At Apple's scale the effort building this feature is certainly worth the co2 impact. edit: impact would be approx. the same as powering 300k US homes to only use clean energy.
I was surprised, but this calculation checks out. Wild. This really points to the scale of influence that large companies have, especially considering this is < 0.1% of typical household electricity consumption. Consider then that household electricity consumption is not the complete picture - add in cars (both ICE and electric being ~ICE/4), food production, etc, and you see both how much energy we use and how much single entities influence this amount. According to the internet, google data centers are ~1 million households (I saw 15TWh/yr), so 1% efficiency improvements are a small town worth of electricity. At they same time, they claim 3m household savings due to Nest, wow.
At Apple’s scale a more worthwhile problem is reducing ewaste and reusing what’s available. For instance, not designing their overpriced devices to kill themselves regularly.
This is still nice, mind you, but hiring competent designers and setting up reusable designs is a far more important problem. One they’re not willing to touch.
More likely a play to reduce battery lifetime by increasing incidence of full discharge...
Note a year ago they settled a lawsuit about throttling CPUs with updates on older iphones for the same purpose. The environmental footprint of an iphone is significant no matter what offset fake math they employ....
> Note a year ago they settled a lawsuit about throttling CPUs with updates on older iphones for the same purpose.
Why do people spread this sort of stuff? Apple have never settled anything related to a “play” to intentionally shorten the lifetime of a phone.
Batterygate extended the life of individual handsets with degraded batteries that were out of warranty. These handsets were rebooting due to the battery until Apple brought out an update that throttled them after the next brownout, and replacing the battery brought the handset back to full speed. Why go to all that trouble if you wanted to sell another phone?
They were throttling CPUs to literally extend the life of the phone. They did it so your phone could still run reliably with an old battery which would otherwise need to be replaced.
So they were “fixing” a problem they caused. CPUs wouldn’t need to be throttled if batteries could be more easily replaced.
And theoretically, if this was the case, why isn’t there an option to throttle? It is the user’s device. And why wasn’t it used to help lengthen the battery life of the new phones? I certainly would prefer throttling my CPU to lengthen battery life.

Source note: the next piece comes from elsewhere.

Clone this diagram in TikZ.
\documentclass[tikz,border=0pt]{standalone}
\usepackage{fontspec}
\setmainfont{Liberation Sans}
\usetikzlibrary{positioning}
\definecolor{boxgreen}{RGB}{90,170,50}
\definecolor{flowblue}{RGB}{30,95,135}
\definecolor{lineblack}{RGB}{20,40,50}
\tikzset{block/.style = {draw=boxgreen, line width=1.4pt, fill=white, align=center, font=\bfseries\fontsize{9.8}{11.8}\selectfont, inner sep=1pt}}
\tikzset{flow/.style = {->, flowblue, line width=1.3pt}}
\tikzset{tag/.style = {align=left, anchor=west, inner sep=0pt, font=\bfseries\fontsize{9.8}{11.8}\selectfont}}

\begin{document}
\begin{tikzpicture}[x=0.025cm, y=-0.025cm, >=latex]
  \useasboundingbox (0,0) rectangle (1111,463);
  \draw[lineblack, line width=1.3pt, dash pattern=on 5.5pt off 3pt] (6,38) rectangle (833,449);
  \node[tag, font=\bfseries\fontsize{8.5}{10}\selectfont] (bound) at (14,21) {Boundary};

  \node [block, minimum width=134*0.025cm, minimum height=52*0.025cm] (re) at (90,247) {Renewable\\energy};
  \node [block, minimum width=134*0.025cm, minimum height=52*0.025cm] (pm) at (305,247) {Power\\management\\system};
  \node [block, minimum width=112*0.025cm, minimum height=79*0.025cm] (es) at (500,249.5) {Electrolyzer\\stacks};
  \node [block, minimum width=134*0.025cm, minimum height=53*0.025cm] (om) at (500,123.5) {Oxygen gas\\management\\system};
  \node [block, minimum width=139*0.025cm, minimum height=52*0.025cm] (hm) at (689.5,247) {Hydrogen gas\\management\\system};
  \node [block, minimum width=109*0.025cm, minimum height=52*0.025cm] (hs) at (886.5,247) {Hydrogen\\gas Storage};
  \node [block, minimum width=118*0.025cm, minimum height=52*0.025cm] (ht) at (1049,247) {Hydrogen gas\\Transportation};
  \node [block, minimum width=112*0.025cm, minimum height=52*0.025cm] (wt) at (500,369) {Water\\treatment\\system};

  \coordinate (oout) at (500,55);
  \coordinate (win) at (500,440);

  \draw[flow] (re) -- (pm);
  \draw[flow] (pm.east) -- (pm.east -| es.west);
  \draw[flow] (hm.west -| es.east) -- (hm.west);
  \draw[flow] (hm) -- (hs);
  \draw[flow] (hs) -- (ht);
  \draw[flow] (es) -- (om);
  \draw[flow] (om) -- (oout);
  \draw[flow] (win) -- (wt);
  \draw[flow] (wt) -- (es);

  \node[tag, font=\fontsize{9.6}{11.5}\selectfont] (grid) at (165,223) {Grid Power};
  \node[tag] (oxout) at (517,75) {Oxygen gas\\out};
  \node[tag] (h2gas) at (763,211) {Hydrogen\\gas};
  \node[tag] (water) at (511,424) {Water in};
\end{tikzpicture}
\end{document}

There literally is an option to toggle the throttle once the battery is degraded, and the feature did/does exist on new phones, even today. Go and read the wiki on batterygate.
I never understood the use of the phrase "virtue signalling" until I realised that the people using it literally don't believe that the problem and/or the solution exists.

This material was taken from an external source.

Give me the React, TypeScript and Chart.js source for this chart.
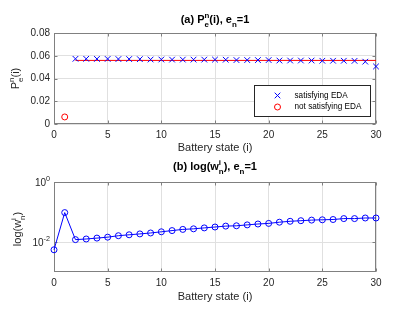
import React, { useEffect, useRef } from 'react';
import { Chart, registerables } from 'chart.js';
Chart.register(...registerables);

// ---------- data ----------
const satStates = [2, 3, 4, 5, 6, 7, 8, 9, 10, 11, 12, 13, 14, 15, 16, 17, 18, 19, 20, 21, 22, 23, 24, 25, 26, 27, 28, 29, 30];
const satValues = [0.0573, 0.0573, 0.0572, 0.0572, 0.0571, 0.0571, 0.0570, 0.0567, 0.0567, 0.0566, 0.0566, 0.0566, 0.0566, 0.0566, 0.0565, 0.0562, 0.0562, 0.0562, 0.0562, 0.0558, 0.0558, 0.0558, 0.0558, 0.0556, 0.0556, 0.0556, 0.0555, 0.0548, 0.0506];
const notSatStates = [1];
const notSatValues = [0.0062];
const levelStates = [2, 30];
const levelValues = [0.0559, 0.0559];
const xTicks = [0, 5, 10, 15, 20, 25, 30];
const yTicksA = [0, 0.02, 0.04, 0.06, 0.08];
const yTickLabelsA = ['0', '0.02', '0.04', '0.06', '0.08'];
const statesB = [0, 1, 2, 3, 4, 5, 6, 7, 8, 9, 10, 11, 12, 13, 14, 15, 16, 17, 18, 19, 20, 21, 22, 23, 24, 25, 26, 27, 28, 29, 30];
const weightsB = [0.0055, 0.0955, 0.0120, 0.0126, 0.0135, 0.0145, 0.0162, 0.0174, 0.0186, 0.0200, 0.0219, 0.0240, 0.0263, 0.0275, 0.0295, 0.0316, 0.0339, 0.0347, 0.0372, 0.0398, 0.0417, 0.0457, 0.0490, 0.0513, 0.0537, 0.0550, 0.0562, 0.0603, 0.0603, 0.0631, 0.0631];
const yTicksB = [0.01, 1];
const yTickExpB = ['-2', '0'];

const FONT = '"Liberation Sans", Arial, Helvetica, sans-serif';
const TXT = '#262626';
const AXIS = '#808080';
const GRID = '#e0e0e0';
const BLUE = '#0000ff';
const RED = '#ff0000';

type Seg = { t: string; sup?: string; sub?: string };

function segWidth(ctx: CanvasRenderingContext2D, segs: Seg[], size: number, bold: boolean) {
  let w = 0;
  for (const s of segs) {
    ctx.font = `${bold ? 'bold ' : ''}${size}px ${FONT}`;
    w += ctx.measureText(s.t).width;
    ctx.font = `${bold ? 'bold ' : ''}${size * 0.72}px ${FONT}`;
    const a = s.sup ? ctx.measureText(s.sup).width : 0;
    const b = s.sub ? ctx.measureText(s.sub).width : 0;
    w += Math.max(a, b);
  }
  return w;
}

function drawRich(ctx: CanvasRenderingContext2D, segs: Seg[], x: number, y: number, size: number, bold: boolean, align: 'center' | 'right' | 'left', color: string) {
  const w = segWidth(ctx, segs, size, bold);
  let cx = align === 'center' ? x - w / 2 : align === 'right' ? x - w : x;
  ctx.fillStyle = color;
  ctx.textBaseline = 'middle';
  ctx.textAlign = 'left';
  for (const s of segs) {
    ctx.font = `${bold ? 'bold ' : ''}${size}px ${FONT}`;
    ctx.fillText(s.t, cx, y);
    cx += ctx.measureText(s.t).width;
    ctx.font = `${bold ? 'bold ' : ''}${size * 0.72}px ${FONT}`;
    let a = 0, b = 0;
    if (s.sup) { ctx.fillText(s.sup, cx, y - size * 0.42); a = ctx.measureText(s.sup).width; }
    if (s.sub) { ctx.fillText(s.sub, cx, y + size * 0.42); b = ctx.measureText(s.sub).width; }
    cx += Math.max(a, b);
  }
}

function drawBox(chart: any) {
  const { ctx, chartArea: ca, scales } = chart;
  ctx.save();
  ctx.strokeStyle = AXIS;
  ctx.lineWidth = 1;
  const l = Math.round(ca.left) + 0.5, r = Math.round(ca.right) - 0.5;
  const t = Math.round(ca.top) + 0.5, b = Math.round(ca.bottom) - 0.5;
  ctx.strokeRect(l, t, r - l, b - t);
  ctx.beginPath();
  const tl = 3;
  for (const v of xTicks) {
    const px = Math.round(scales.x.getPixelForValue(v)) + 0.5;
    ctx.moveTo(px, b); ctx.lineTo(px, b - tl);
    ctx.moveTo(px, t); ctx.lineTo(px, t + tl);
  }
  for (const tk of scales.y.ticks) {
    const py = Math.round(scales.y.getPixelForValue(tk.value)) + 0.5;
    ctx.moveTo(l, py); ctx.lineTo(l + tl, py);
    ctx.moveTo(r, py); ctx.lineTo(r - tl, py);
  }
  ctx.stroke();
  ctx.restore();
}

const tickFont = { family: FONT, size: 10 };

function xScale(height: number) {
  return {
    type: 'linear' as const,
    min: 0,
    max: 30,
    afterBuildTicks: (s: any) => { s.ticks = xTicks.map((value) => ({ value })); },
    afterFit: (s: any) => { s.height = height; },
    ticks: { font: tickFont, color: TXT, padding: 5, maxRotation: 0, callback: (v: any) => String(v) },
    grid: { color: GRID, drawTicks: false, lineWidth: 1 },
    border: { display: false },
  };
}

const plotA = {
  id: 'decorA',
  beforeDatasetsDraw(chart: any) { drawBox(chart); },
  afterDraw(chart: any) {
    const { ctx, chartArea: ca } = chart;
    ctx.save();
    const cx = (ca.left + ca.right) / 2;
    drawRich(ctx, [{ t: '(a) P', sup: 'n', sub: 'e' }, { t: '(i), e', sub: 'n' }, { t: '=1' }], cx, 20, 11, true, 'center', '#000');
    drawRich(ctx, [{ t: 'Battery state (i)' }], cx, 148, 11, false, 'center', TXT);
    ctx.save();
    ctx.translate(16, (ca.top + ca.bottom) / 2);
    ctx.rotate(-Math.PI / 2);
    drawRich(ctx, [{ t: 'P', sup: 'n', sub: 'e' }, { t: '(i)' }], 0, 0, 11, false, 'center', TXT);
    ctx.restore();
    // legend
    const lw = 116, lh = 31;
    const lx = Math.round(ca.right - 6 - lw) + 0.5, ly = Math.round(ca.bottom - 8 - lh) + 0.5;
    ctx.fillStyle = '#fff';
    ctx.fillRect(lx, ly, lw, lh);
    ctx.strokeStyle = TXT;
    ctx.lineWidth = 1;
    ctx.strokeRect(lx, ly, lw, lh);
    const mx = lx + 23, r1 = ly + 10, r2 = ly + 21.5;
    ctx.strokeStyle = BLUE;
    ctx.beginPath();
    ctx.moveTo(mx - 2.8, r1 - 2.8); ctx.lineTo(mx + 2.8, r1 + 2.8);
    ctx.moveTo(mx + 2.8, r1 - 2.8); ctx.lineTo(mx - 2.8, r1 + 2.8);
    ctx.stroke();
    ctx.strokeStyle = RED;
    ctx.beginPath();
    ctx.arc(mx, r2, 3, 0, Math.PI * 2);
    ctx.stroke();
    ctx.fillStyle = '#000';
    ctx.font = `8.2px ${FONT}`;
    ctx.textAlign = 'left';
    ctx.textBaseline = 'middle';
    ctx.fillText('satisfying EDA', lx + 40, r1);
    ctx.fillText('not satisfying EDA', lx + 40, r2);
    ctx.restore();
  },
};

const plotB = {
  id: 'decorB',
  beforeDatasetsDraw(chart: any) { drawBox(chart); },
  afterDraw(chart: any) {
    const { ctx, chartArea: ca, scales } = chart;
    ctx.save();
    const cx = (ca.left + ca.right) / 2;
    drawRich(ctx, [{ t: '(b) log(w', sup: 'i', sub: 'n' }, { t: '), e', sub: 'n' }, { t: '=1' }], cx, 11, 11, true, 'center', '#000');
    drawRich(ctx, [{ t: 'Battery state (i)' }], cx, 141, 11, false, 'center', TXT);
    yTicksB.forEach((v, i) => {
      const py = scales.y.getPixelForValue(v);
      drawRich(ctx, [{ t: '10', sup: yTickExpB[i] }], ca.left - 4, py + 1, 10, false, 'right', TXT);
    });
    ctx.save();
    ctx.translate(18, (ca.top + ca.bottom) / 2 + 2);
    ctx.rotate(-Math.PI / 2);
    drawRich(ctx, [{ t: 'log(w', sup: 'i', sub: 'n' }, { t: ')' }], 0, 0, 11, false, 'center', TXT);
    ctx.restore();
    ctx.restore();
  },
};

export default function App() {
  const refA = useRef<HTMLCanvasElement>(null);
  const refB = useRef<HTMLCanvasElement>(null);

  useEffect(() => {
    const chartA = new Chart(refA.current!, {
      type: 'scatter',
      data: {
        datasets: [
          {
            label: 'satisfying EDA',
            data: satStates.map((x, i) => ({ x, y: satValues[i] })),
            pointStyle: 'crossRot',
            pointRadius: 4,
            pointBorderWidth: 1,
            pointBorderColor: BLUE,
            borderColor: BLUE,
            showLine: false,
            clip: false as any,
            order: 0,
          },
          {
            label: 'not satisfying EDA',
            data: notSatStates.map((x, i) => ({ x, y: notSatValues[i] })),
            pointStyle: 'circle',
            pointRadius: 3,
            pointBorderWidth: 1,
            pointBorderColor: RED,
            pointBackgroundColor: 'rgba(0,0,0,0)',
            showLine: false,
            clip: false as any,
            order: 1,
          },
          {
            label: 'level',
            data: levelStates.map((x, i) => ({ x, y: levelValues[i] })),
            showLine: true,
            borderColor: RED,
            borderWidth: 1,
            pointRadius: 0,
            clip: false as any,
            order: 2,
          },
        ],
      },
      options: {
        animation: false,
        responsive: false,
        events: [],
        layout: { padding: { left: 0, right: 39, top: 33, bottom: 0 } },
        plugins: { legend: { display: false }, tooltip: { enabled: false }, title: { display: false } },
        scales: {
          x: xScale(32) as any,
          y: {
            type: 'linear',
            min: 0,
            max: 0.08,
            afterBuildTicks: (s: any) => { s.ticks = yTicksA.map((value) => ({ value })); },
            afterFit: (s: any) => { s.width = 54; },
            ticks: {
              font: tickFont,
              color: TXT,
              padding: 4,
              callback: (v: any) => { const k = yTicksA.indexOf(v); return k >= 0 ? yTickLabelsA[k] : ''; },
            },
            grid: { color: GRID, drawTicks: false },
            border: { display: false },
          },
        },
      },
      plugins: [plotA],
    });

    const chartB = new Chart(refB.current!, {
      type: 'scatter',
      data: {
        datasets: [
          {
            label: 'log(w)',
            data: statesB.map((x, i) => ({ x, y: weightsB[i] })),
            showLine: true,
            borderColor: BLUE,
            borderWidth: 1,
            pointStyle: 'circle',
            pointRadius: 3,
            pointBorderWidth: 1,
            pointBorderColor: BLUE,
            pointBackgroundColor: 'rgba(0,0,0,0)',
            clip: false as any,
          },
        ],
      },
      options: {
        animation: false,
        responsive: false,
        events: [],
        layout: { padding: { left: 0, right: 39, top: 26, bottom: 0 } },
        plugins: { legend: { display: false }, tooltip: { enabled: false }, title: { display: false } },
        scales: {
          x: xScale(40) as any,
          y: {
            type: 'logarithmic',
            min: 0.001,
            max: 1,
            afterBuildTicks: (s: any) => { s.ticks = yTicksB.map((value) => ({ value })); },
            afterFit: (s: any) => { s.width = 54; },
            ticks: { display: false },
            grid: { color: GRID, drawTicks: false },
            border: { display: false },
          },
        },
      },
      plugins: [plotB],
    });

    return () => { chartA.destroy(); chartB.destroy(); };
  }, []);

  return (
    <div style={{ position: 'fixed', left: 0, top: 0, width: 415, height: 312, background: '#fff' }}>
      <canvas ref={refA} width={415} height={156} style={{ position: 'absolute', left: 0, top: 0, display: 'block' }} />
      <canvas ref={refB} width={415} height={156} style={{ position: 'absolute', left: 0, top: 156, display: 'block' }} />
    </div>
  );
}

So, imagine that you didn't believe that the earth was warming, or that humans contributed to that, or that we can't do anything to change that if it was the case, etc. etc.
Clearly anyone bringing attention to these so-called facts or proposing or implementing alleged solutions to the non-existing problem isn't actually achieving anything. They're just signalling virtue to others in their confused tribe.
Same with racism, sexism and any other fictitious problems that don't exist and that therefore don't have solutions. You can't fix problems that don't exist hence pretending the problem or a solution to it exists is just "virtue signalling".
Well to be fair this doesn't "fix" anything. Not denying climate change but really, charging a phone is one of the smallest energy uses in a household. They're probably wasting more energy advertising the feature.
Also, people won't use this all the time. Often when I'm charging my phone I need it charged now, not in 10 hours.